* [Given records]
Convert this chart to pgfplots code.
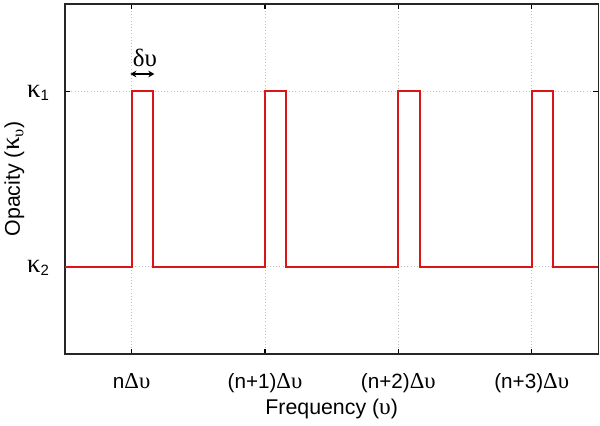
\documentclass[border=0pt]{standalone}
\usepackage{pgfplots}
\pgfplotsset{compat=1.18}
\usetikzlibrary{arrows.meta}
\usepackage{fontspec}
\setmainfont{Liberation Sans}
\newfontfamily\gr[Scale=1.1]{Liberation Serif}
\newfontfamily\grk[Scale=1.25]{Liberation Serif}
\definecolor{linered}{RGB}{220,20,20}
\begin{document}
\begin{tikzpicture}
\useasboundingbox (-48.75pt,-53.25pt) rectangle (401.25pt,265.5pt);
\begin{axis}[
  at={(0,0)}, anchor=south west,
  scale only axis,
  width=400pt, height=262.5pt,
  xmin=0.5, xmax=4.5, ymin=0.5, ymax=2.5,
  xtick={1,2,3,4},
  xticklabels={n{\gr Δυ},(n+1){\gr Δυ},(n+2){\gr Δυ},(n+3){\gr Δυ}},
  ytick={1,2},
  yticklabels={{\grk κ}\textsubscript{2},{\grk κ}\textsubscript{1}},
  tick align=inside,
  major tick length=4pt,
  tick style={black, line width=0.8pt},
  axis line style={black!85, line width=1pt},
  grid=major,
  grid style={gray!50, dotted, line width=0.5pt},
  xticklabel style={font=\fontsize{15.5}{16}\selectfont, anchor=base, yshift=-25.5pt},
  yticklabel style={font=\fontsize{16}{18}\selectfont, anchor=east, xshift=-8pt, yshift=-1pt},
  xlabel={Frequency ({\gr υ})},
  ylabel={Opacity ({\grk κ}\textsubscript{\gr υ})},
  label style={font=\fontsize{16}{17}\selectfont},
  xlabel style={at={(axis description cs:0.5,0)}, anchor=base, yshift=-45pt},
  ylabel style={at={(axis description cs:0,0.5)}, anchor=center, yshift=38pt},
]
\addplot[linered, line width=1.5pt, line join=miter] coordinates {
 (0.5,1) (1,1) (1,2) (1.16,2) (1.16,1)
 (2,1) (2,2) (2.16,2) (2.16,1)
 (3,1) (3,2) (3.16,2) (3.16,1)
 (4,1) (4,2) (4.16,2) (4.16,1) (4.5,1)
};
\draw[{Stealth[length=4.5pt,width=5pt]}-{Stealth[length=4.5pt,width=5pt]}, line width=1.5pt] (axis cs:0.99,2.1) -- (axis cs:1.17,2.1);
\node[anchor=base, font=\fontsize{17}{18}\gr] at (axis cs:1.1,2.14) {δυ};
\end{axis}
\end{tikzpicture}
\end{document}
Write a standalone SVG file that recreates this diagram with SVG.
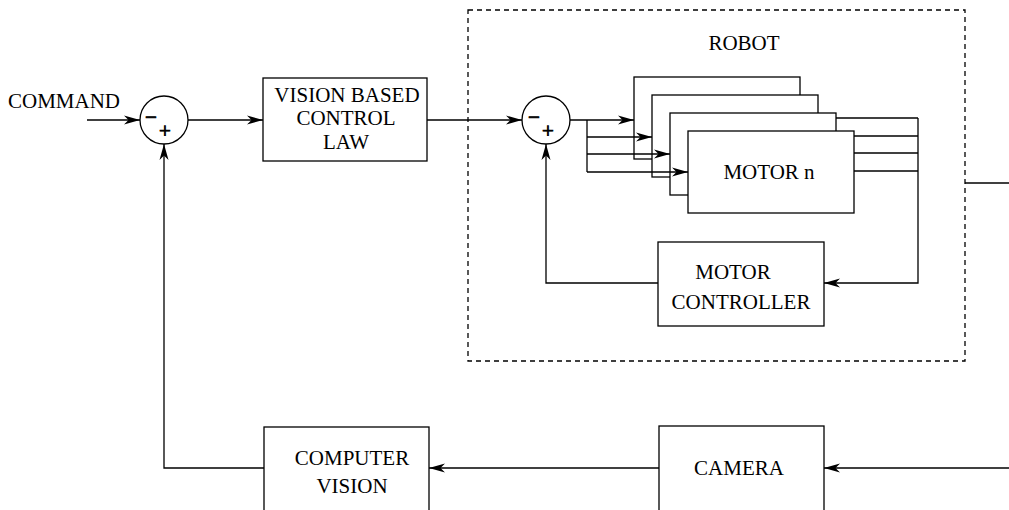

* [Exercise objective] Copy out each line exactly, without the pictures.

* [Response]
Convert this chart to pgfplots code.
\documentclass[border=0pt]{standalone}
\usepackage{pgfplots}
\pgfplotsset{compat=1.18}
\usetikzlibrary{arrows.meta}
\usepackage{fontspec}
\setmainfont{Liberation Sans}
\newfontfamily\gr[Scale=1.1]{Liberation Serif}
\newfontfamily\grk[Scale=1.25]{Liberation Serif}
\definecolor{linered}{RGB}{220,20,20}
\begin{document}
\begin{tikzpicture}
\useasboundingbox (-48.75pt,-53.25pt) rectangle (401.25pt,265.5pt);
\begin{axis}[
  at={(0,0)}, anchor=south west,
  scale only axis,
  width=400pt, height=262.5pt,
  xmin=0.5, xmax=4.5, ymin=0.5, ymax=2.5,
  xtick={1,2,3,4},
  xticklabels={n{\gr Δυ},(n+1){\gr Δυ},(n+2){\gr Δυ},(n+3){\gr Δυ}},
  ytick={1,2},
  yticklabels={{\grk κ}\textsubscript{2},{\grk κ}\textsubscript{1}},
  tick align=inside,
  major tick length=4pt,
  tick style={black, line width=0.8pt},
  axis line style={black!85, line width=1pt},
  grid=major,
  grid style={gray!50, dotted, line width=0.5pt},
  xticklabel style={font=\fontsize{15.5}{16}\selectfont, anchor=base, yshift=-25.5pt},
  yticklabel style={font=\fontsize{16}{18}\selectfont, anchor=east, xshift=-8pt, yshift=-1pt},
  xlabel={Frequency ({\gr υ})},
  ylabel={Opacity ({\grk κ}\textsubscript{\gr υ})},
  label style={font=\fontsize{16}{17}\selectfont},
  xlabel style={at={(axis description cs:0.5,0)}, anchor=base, yshift=-45pt},
  ylabel style={at={(axis description cs:0,0.5)}, anchor=center, yshift=38pt},
]
\addplot[linered, line width=1.5pt, line join=miter] coordinates {
 (0.5,1) (1,1) (1,2) (1.16,2) (1.16,1)
 (2,1) (2,2) (2.16,2) (2.16,1)
 (3,1) (3,2) (3.16,2) (3.16,1)
 (4,1) (4,2) (4.16,2) (4.16,1) (4.5,1)
};
\draw[{Stealth[length=4.5pt,width=5pt]}-{Stealth[length=4.5pt,width=5pt]}, line width=1.5pt] (axis cs:0.99,2.1) -- (axis cs:1.17,2.1);
\node[anchor=base, font=\fontsize{17}{18}\gr] at (axis cs:1.1,2.14) {δυ};
\end{axis}
\end{tikzpicture}
\end{document}
Write a standalone SVG file that recreates this diagram with SVG.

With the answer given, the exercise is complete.